Keempat, bahwa Ketua PN Jakarta Utara Lilik Mulyadi SH adalah yang memerintahkan mencari dana guna membiayai plesiran para hakim ke Solo.
Kelima, bahwa Rohadi telah disuruh berbohong oleh Hakim Karel Tuppu SH, untuk mengakui sebagai pelaku utama kasus suap itu. Hal itu dimaksudkan untuk menutupi keterlibatan para hakim dalam perkara suap itu.
Rohadi menjelaskan, dengan mengemukakan secara terang benderang duduk perkara kasus itu kepada Kepala Negara, dirinya berharap agar keadilan bisa ditegakkan. Agar presiden mengingatkan para hakim yang berwenang dalam memutuskan perkara itu untuk melaksanakan tanggung jawab dan wewenangnya, sehingga kasus Rohadi ini segera dituntaskan. Dengan demikian, diharapkan agar keadilan bagi Rohadi dapat ditegakkan dengan seadil-adilnya.
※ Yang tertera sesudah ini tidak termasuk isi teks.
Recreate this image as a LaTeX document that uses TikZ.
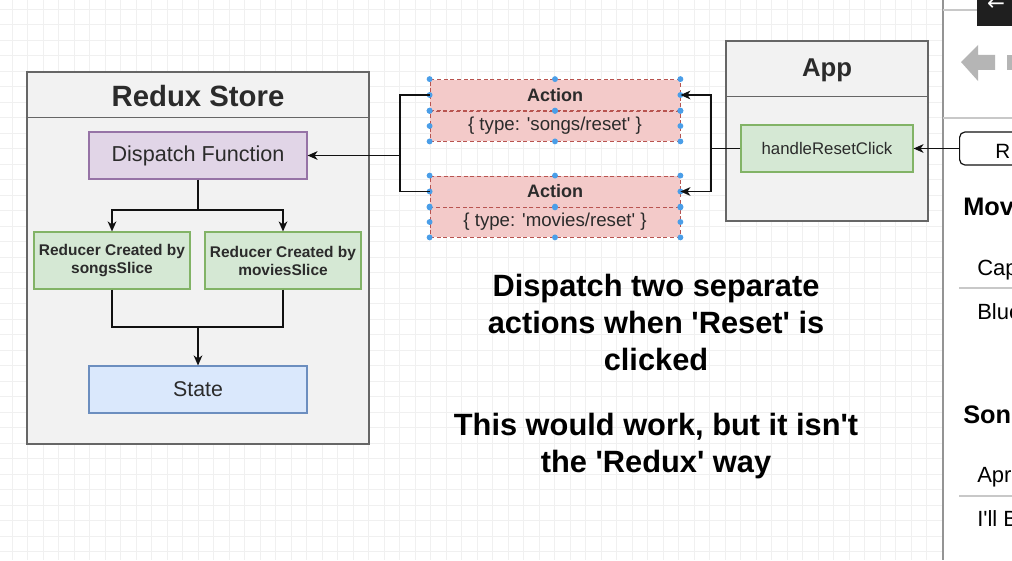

Rohadi menambahkan, dirinya mengakui telah melakukan kesalahan secara hukum dengan keterlibatannya dalam kasus suap itu. Tapi dia ingin menjelaskan bahwa dirinya bukanlah pelaku utama kasus itu. Dia hanya sebagai penghubung antara ketua majelis hakim Ifa Sudewi SH dan pengacara Saipul Jamil, Berthanatalia SH. Karena itu, dia memohon keadilan, dengan menghukum dirinya sesuai dengan bobot kesalahannya. Bukan dengan menjalani hukuman sebagai pelaku utama yang merupakan kejahatan orang lain.
“Saya siap dihukum sesuai dengan bobot kesalahan saya. Tapi saya harus katakan bahwa saya bukan pelaku utama dalam kasus ini, sehingga harus dijadikan tumbal sendirian dengan menjalani hukuman tujuh tahun penjara,” katanya.
Rohadi menambahkan bahwa keputusan itu tidak adil. Sebab dirinya hanyalah seorang penghubung, tapi dijadikan tumbal layaknya pelaku utama.
Sedangkan pelaku utamanya sama sekali tidak tersentuh hukum sampai sekarang. Apalagi, setelah empat bulan berakhirnya sidang PK yang dia ajukan, dia juga belum mendapatkan putusan resmi dari MA yang entah kapan akan dikeluarkannya.